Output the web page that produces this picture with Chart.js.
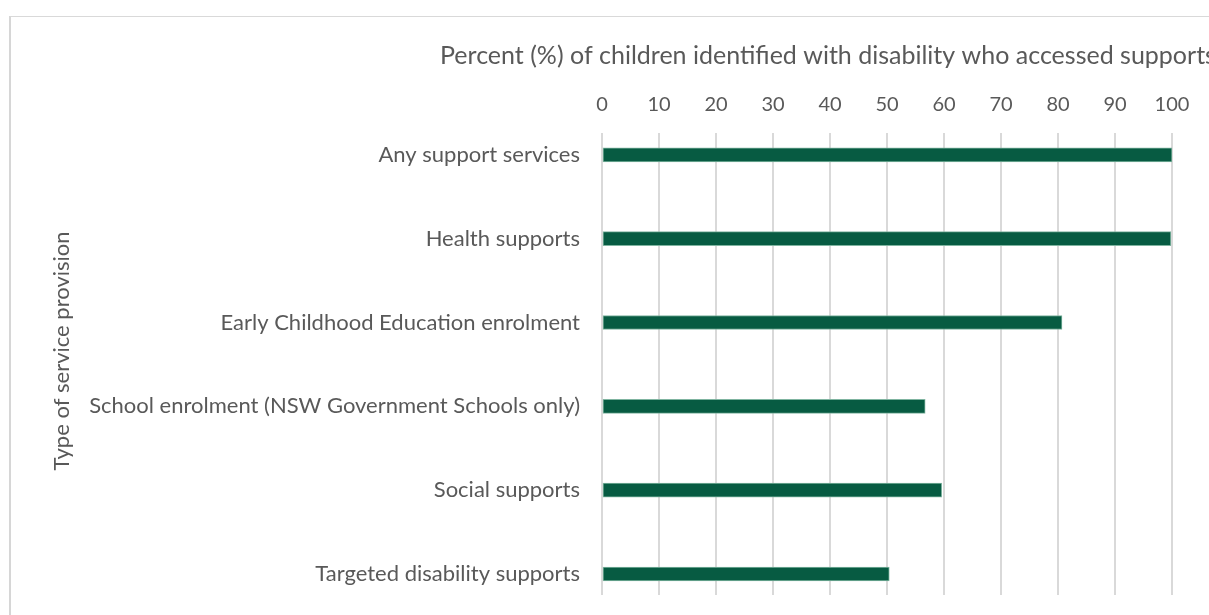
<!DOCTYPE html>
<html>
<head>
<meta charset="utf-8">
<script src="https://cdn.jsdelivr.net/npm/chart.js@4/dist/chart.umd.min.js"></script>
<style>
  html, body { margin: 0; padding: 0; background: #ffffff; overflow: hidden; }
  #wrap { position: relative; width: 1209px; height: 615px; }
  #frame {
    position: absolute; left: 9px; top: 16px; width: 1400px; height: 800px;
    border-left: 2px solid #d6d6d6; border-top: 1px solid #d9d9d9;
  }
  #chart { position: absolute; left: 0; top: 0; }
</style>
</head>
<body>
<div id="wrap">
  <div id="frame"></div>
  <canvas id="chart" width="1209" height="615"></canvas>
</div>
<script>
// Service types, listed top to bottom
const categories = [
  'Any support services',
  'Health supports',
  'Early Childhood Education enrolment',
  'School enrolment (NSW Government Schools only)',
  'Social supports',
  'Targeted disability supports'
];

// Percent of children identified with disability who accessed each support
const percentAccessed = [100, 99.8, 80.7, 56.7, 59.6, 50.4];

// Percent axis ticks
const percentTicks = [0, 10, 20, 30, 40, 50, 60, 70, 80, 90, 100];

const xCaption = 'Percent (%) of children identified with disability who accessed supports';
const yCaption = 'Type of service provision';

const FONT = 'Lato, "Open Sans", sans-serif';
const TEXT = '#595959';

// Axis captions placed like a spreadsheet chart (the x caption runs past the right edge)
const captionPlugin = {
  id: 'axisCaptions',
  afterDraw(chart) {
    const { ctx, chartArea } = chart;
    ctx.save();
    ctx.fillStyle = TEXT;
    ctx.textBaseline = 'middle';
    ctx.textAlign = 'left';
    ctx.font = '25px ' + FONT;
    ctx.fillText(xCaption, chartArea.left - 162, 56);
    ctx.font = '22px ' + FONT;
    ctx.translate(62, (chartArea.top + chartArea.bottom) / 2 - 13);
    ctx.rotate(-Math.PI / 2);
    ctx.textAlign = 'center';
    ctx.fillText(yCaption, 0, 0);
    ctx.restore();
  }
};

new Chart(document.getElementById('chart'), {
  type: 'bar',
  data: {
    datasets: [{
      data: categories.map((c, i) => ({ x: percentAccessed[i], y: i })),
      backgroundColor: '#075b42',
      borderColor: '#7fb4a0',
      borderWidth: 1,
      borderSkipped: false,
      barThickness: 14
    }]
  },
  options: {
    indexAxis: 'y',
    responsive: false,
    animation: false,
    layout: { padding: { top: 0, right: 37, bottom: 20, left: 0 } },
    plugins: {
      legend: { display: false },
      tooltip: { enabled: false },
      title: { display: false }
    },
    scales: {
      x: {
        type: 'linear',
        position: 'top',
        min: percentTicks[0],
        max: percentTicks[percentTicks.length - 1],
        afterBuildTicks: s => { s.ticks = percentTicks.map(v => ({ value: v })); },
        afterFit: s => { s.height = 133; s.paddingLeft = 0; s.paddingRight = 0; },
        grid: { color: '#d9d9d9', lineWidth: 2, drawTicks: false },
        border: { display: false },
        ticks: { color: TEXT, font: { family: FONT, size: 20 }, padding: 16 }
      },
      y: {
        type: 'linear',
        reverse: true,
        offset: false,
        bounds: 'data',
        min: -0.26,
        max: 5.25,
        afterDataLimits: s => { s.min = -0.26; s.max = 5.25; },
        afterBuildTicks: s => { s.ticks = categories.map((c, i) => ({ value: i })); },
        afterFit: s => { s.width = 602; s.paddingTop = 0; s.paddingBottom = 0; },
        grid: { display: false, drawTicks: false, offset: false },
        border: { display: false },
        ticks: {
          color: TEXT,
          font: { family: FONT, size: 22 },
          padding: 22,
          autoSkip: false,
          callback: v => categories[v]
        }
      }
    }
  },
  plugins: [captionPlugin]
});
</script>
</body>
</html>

· · · ·

What is needed is an exact reproduction of the data, pictures excluded.

Output the web page that produces this picture with Chart.js.
<!DOCTYPE html>
<html>
<head>
<meta charset="utf-8">
<script src="https://cdn.jsdelivr.net/npm/chart.js@4/dist/chart.umd.min.js"></script>
<style>
  html, body { margin: 0; padding: 0; background: #ffffff; overflow: hidden; }
  #wrap { position: relative; width: 1209px; height: 615px; }
  #frame {
    position: absolute; left: 9px; top: 16px; width: 1400px; height: 800px;
    border-left: 2px solid #d6d6d6; border-top: 1px solid #d9d9d9;
  }
  #chart { position: absolute; left: 0; top: 0; }
</style>
</head>
<body>
<div id="wrap">
  <div id="frame"></div>
  <canvas id="chart" width="1209" height="615"></canvas>
</div>
<script>
// Service types, listed top to bottom
const categories = [
  'Any support services',
  'Health supports',
  'Early Childhood Education enrolment',
  'School enrolment (NSW Government Schools only)',
  'Social supports',
  'Targeted disability supports'
];

// Percent of children identified with disability who accessed each support
const percentAccessed = [100, 99.8, 80.7, 56.7, 59.6, 50.4];

// Percent axis ticks
const percentTicks = [0, 10, 20, 30, 40, 50, 60, 70, 80, 90, 100];

const xCaption = 'Percent (%) of children identified with disability who accessed supports';
const yCaption = 'Type of service provision';

const FONT = 'Lato, "Open Sans", sans-serif';
const TEXT = '#595959';

// Axis captions placed like a spreadsheet chart (the x caption runs past the right edge)
const captionPlugin = {
  id: 'axisCaptions',
  afterDraw(chart) {
    const { ctx, chartArea } = chart;
    ctx.save();
    ctx.fillStyle = TEXT;
    ctx.textBaseline = 'middle';
    ctx.textAlign = 'left';
    ctx.font = '25px ' + FONT;
    ctx.fillText(xCaption, chartArea.left - 162, 56);
    ctx.font = '22px ' + FONT;
    ctx.translate(62, (chartArea.top + chartArea.bottom) / 2 - 13);
    ctx.rotate(-Math.PI / 2);
    ctx.textAlign = 'center';
    ctx.fillText(yCaption, 0, 0);
    ctx.restore();
  }
};

new Chart(document.getElementById('chart'), {
  type: 'bar',
  data: {
    datasets: [{
      data: categories.map((c, i) => ({ x: percentAccessed[i], y: i })),
      backgroundColor: '#075b42',
      borderColor: '#7fb4a0',
      borderWidth: 1,
      borderSkipped: false,
      barThickness: 14
    }]
  },
  options: {
    indexAxis: 'y',
    responsive: false,
    animation: false,
    layout: { padding: { top: 0, right: 37, bottom: 20, left: 0 } },
    plugins: {
      legend: { display: false },
      tooltip: { enabled: false },
      title: { display: false }
    },
    scales: {
      x: {
        type: 'linear',
        position: 'top',
        min: percentTicks[0],
        max: percentTicks[percentTicks.length - 1],
        afterBuildTicks: s => { s.ticks = percentTicks.map(v => ({ value: v })); },
        afterFit: s => { s.height = 133; s.paddingLeft = 0; s.paddingRight = 0; },
        grid: { color: '#d9d9d9', lineWidth: 2, drawTicks: false },
        border: { display: false },
        ticks: { color: TEXT, font: { family: FONT, size: 20 }, padding: 16 }
      },
      y: {
        type: 'linear',
        reverse: true,
        offset: false,
        bounds: 'data',
        min: -0.26,
        max: 5.25,
        afterDataLimits: s => { s.min = -0.26; s.max = 5.25; },
        afterBuildTicks: s => { s.ticks = categories.map((c, i) => ({ value: i })); },
        afterFit: s => { s.width = 602; s.paddingTop = 0; s.paddingBottom = 0; },
        grid: { display: false, drawTicks: false, offset: false },
        border: { display: false },
        ticks: {
          color: TEXT,
          font: { family: FONT, size: 22 },
          padding: 22,
          autoSkip: false,
          callback: v => categories[v]
        }
      }
    }
  },
  plugins: [captionPlugin]
});
</script>
</body>
</html>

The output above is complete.